There is strong community support for the nomination, and a co-management approach with a range of partners including local government, the local museum, NGOs and private sector interests. Sustained and adequate finance for the management of the property is a long-term requirement. Project funding has been secured with a plan for securing sustainable funding based on a five-year management cycle. Ongoing management funding will be provided through the local government. Both national level and private sector involvement in the management of the site will also provide support to the property.

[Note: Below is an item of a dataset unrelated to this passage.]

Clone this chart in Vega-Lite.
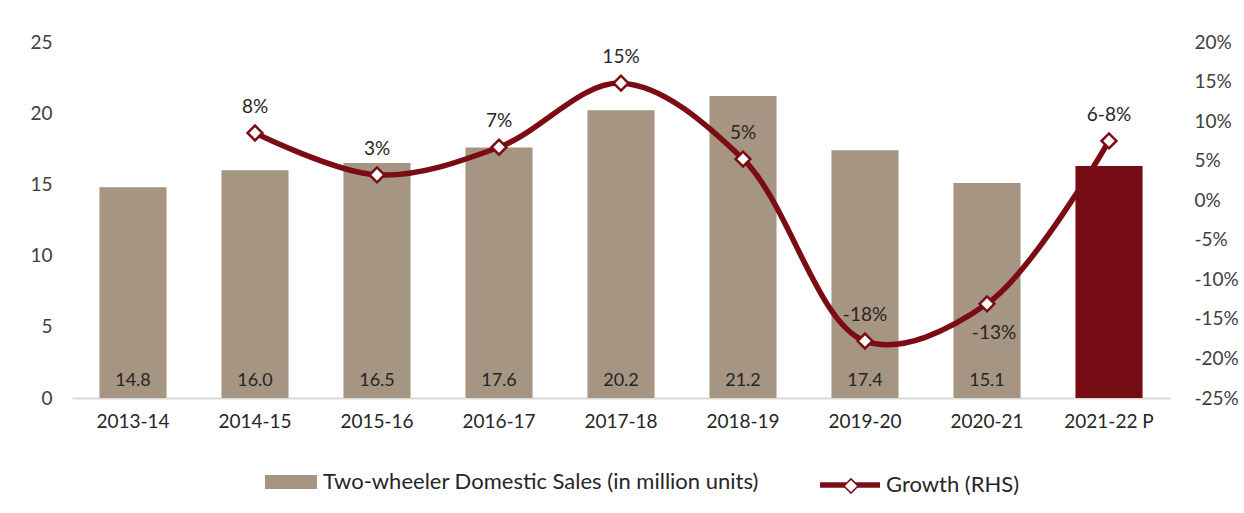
{
  "$schema": "https://vega.github.io/schema/vega-lite/v6.json",
  "width": 1098,
  "height": 356,
  "autosize": "none",
  "padding": {"left": 72, "top": 42, "right": 74, "bottom": 115},
  "background": "white",
  "config": {
    "view": {"stroke": null},
    "font": "Lato",
    "axis": {"labelFont": "Lato", "labelColor": "#404040", "grid": false, "ticks": false, "domain": false, "labelFontSize": 19, "labelOverlap": false},
    "legend": {"labelFont": "Lato", "labelFontSize": 22, "labelColor": "#262626", "labelLimit": 800, "padding": 0}
  },
  "data": {
    "values": [
      {"year": "2013-14", "sales": 14.8, "label": "14.8", "growth": null, "glabel": "", "series": "Two-wheeler Domestic Sales (in million units)", "series2": "Growth (RHS)", "marker": "Growth (RHS)"},
      {"year": "2014-15", "sales": 16.0, "label": "16.0", "growth": 8.5, "glabel": "8%", "series": "Two-wheeler Domestic Sales (in million units)", "series2": "Growth (RHS)", "marker": "Growth (RHS)"},
      {"year": "2015-16", "sales": 16.5, "label": "16.5", "growth": 3.2, "glabel": "3%", "series": "Two-wheeler Domestic Sales (in million units)", "series2": "Growth (RHS)", "marker": "Growth (RHS)"},
      {"year": "2016-17", "sales": 17.6, "label": "17.6", "growth": 6.7, "glabel": "7%", "series": "Two-wheeler Domestic Sales (in million units)", "series2": "Growth (RHS)", "marker": "Growth (RHS)"},
      {"year": "2017-18", "sales": 20.2, "label": "20.2", "growth": 14.8, "glabel": "15%", "series": "Two-wheeler Domestic Sales (in million units)", "series2": "Growth (RHS)", "marker": "Growth (RHS)"},
      {"year": "2018-19", "sales": 21.2, "label": "21.2", "growth": 5.2, "glabel": "5%", "series": "Two-wheeler Domestic Sales (in million units)", "series2": "Growth (RHS)", "marker": "Growth (RHS)"},
      {"year": "2019-20", "sales": 17.4, "label": "17.4", "growth": -17.8, "glabel": "-18%", "series": "Two-wheeler Domestic Sales (in million units)", "series2": "Growth (RHS)", "marker": "Growth (RHS)"},
      {"year": "2020-21", "sales": 15.1, "label": "15.1", "growth": -13.1, "glabel": "-13%", "series": "Two-wheeler Domestic Sales (in million units)", "series2": "Growth (RHS)", "marker": "Growth (RHS)"},
      {"year": "2021-22 P", "sales": 16.3, "label": "", "growth": 7.5, "glabel": "6-8%", "series": "Two-wheeler Domestic Sales (in million units)", "series2": "Growth (RHS)", "marker": "Growth (RHS)"}
    ]
  },
  "encoding": {
    "x": {
      "field": "year", "type": "ordinal", "sort": null,
      "scale": {"paddingInner": 0.45, "paddingOuter": 0.225},
      "axis": {"title": null, "labelAngle": 0, "domain": true, "domainColor": "#d9d9d9", "domainWidth": 2, "labelPadding": 14, "labelFontSize": 19, "labelColor": "#262626"}
    }
  },
  "layer": [
    {
      "layer": [
        {
          "mark": {"type": "bar"},
          "encoding": {
            "y": {"field": "sales", "type": "quantitative", "scale": {"domain": [0, 25], "nice": false}, "axis": {"title": null, "values": [0, 5, 10, 15, 20, 25], "labelPadding": 20, "orient": "left", "labelOverlap": false}},
            "fill": {
              "field": "series", "type": "nominal",
              "scale": {"range": ["#A69582"]},
              "legend": {"title": null, "orient": "none", "legendX": 193, "legendY": 414, "symbolType": "M-1,-0.27H1V0.27H-1Z", "symbolSize": 2704, "symbolStrokeWidth": 0, "labelOffset": 6},
              "condition": {"test": "datum.year === '2021-22 P'", "value": "#750C14"}
            }
          }
        },
        {
          "mark": {"type": "text", "fontSize": 18, "color": "#262626", "baseline": "middle", "dy": -17},
          "encoding": {
            "y": {"datum": 0, "type": "quantitative", "scale": {"domain": [0, 25], "nice": false}},
            "text": {"field": "label"}
          }
        }
      ]
    },
    {
      "transform": [{"filter": "datum.growth != null"}],
      "encoding": {
        "y": {"field": "growth", "type": "quantitative", "scale": {"domain": [-25, 20], "nice": false}, "axis": {"title": null, "orient": "right", "values": [-25, -20, -15, -10, -5, 0, 5, 10, 15, 20], "labelExpr": "datum.value + '%'", "labelPadding": 24, "labelOverlap": false}}
      },
      "layer": [
        {
          "mark": {"type": "line", "interpolate": "catmull-rom", "strokeWidth": 5.5},
          "encoding": {
            "stroke": {"field": "series2", "type": "nominal", "scale": {"range": ["#7B0C14"]}, "legend": {"title": null, "orient": "none", "legendX": 745, "legendY": 410, "symbolType": "stroke", "symbolStrokeWidth": 5.5, "symbolSize": 3600, "labelOffset": 3}}
          }
        },
        {
          "mark": {"type": "point", "filled": true, "fill": "white", "stroke": "#7B0C14", "strokeWidth": 2.5, "size": 220, "opacity": 1},
          "encoding": {
            "shape": {"field": "marker", "type": "nominal", "scale": {"range": ["diamond"]}, "legend": {"title": null, "orient": "none", "legendX": 768, "legendY": 433, "symbolSize": 200, "labelExpr": "''", "labelOffset": 0, "encode": {"symbols": {"update": {"fill": {"value": "white"}, "stroke": {"value": "#7B0C14"}, "strokeWidth": {"value": 2}, "opacity": {"value": 1}}}}}}
          }
        },
        {
          "transform": [{"filter": "datum.year !== '2020-21'"}],
          "mark": {"type": "text", "fontSize": 19, "color": "#262626", "baseline": "middle", "dy": -26},
          "encoding": {
            "text": {"field": "glabel"}
          }
        },
        {
          "transform": [{"filter": "datum.year === '2020-21'"}],
          "mark": {"type": "text", "fontSize": 19, "color": "#262626", "baseline": "middle", "dy": 29, "dx": 7},
          "encoding": {
            "text": {"field": "glabel"}
          }
        }
      ]
    }
  ],
  "resolve": {"scale": {"y": "independent"}}
}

There are some threats to the property that require continued attention. There is notable visitation, and projections that this will increase. This has the potential to negatively impact the fossil heritage through uncontrolled/poorly managed fossil collecting. This threat is managed through the legislative framework for protection of natural heritage in Denmark and regional and municipal planning to support the protection of the nominated property. Guidelines are in place that regulate collecting and also zoning the property for managing visitation along the coast. It will be of additional importance that tourism and visitation is part of a local strategy for sustainable tourism, and that effective education, interpretation and curation facilities are provided.
The property is protected from extractive use, in line with the principle that such uses are incompatible with World Heritage property status, and the State Party has provided a series of examples of cases where government has denied requests for extraction of resources to ensure the protection of natural heritage values. A dormant claim for quarrying adjoining the property expires in 2028 and will not be renewed, nor activated prior to its expiry.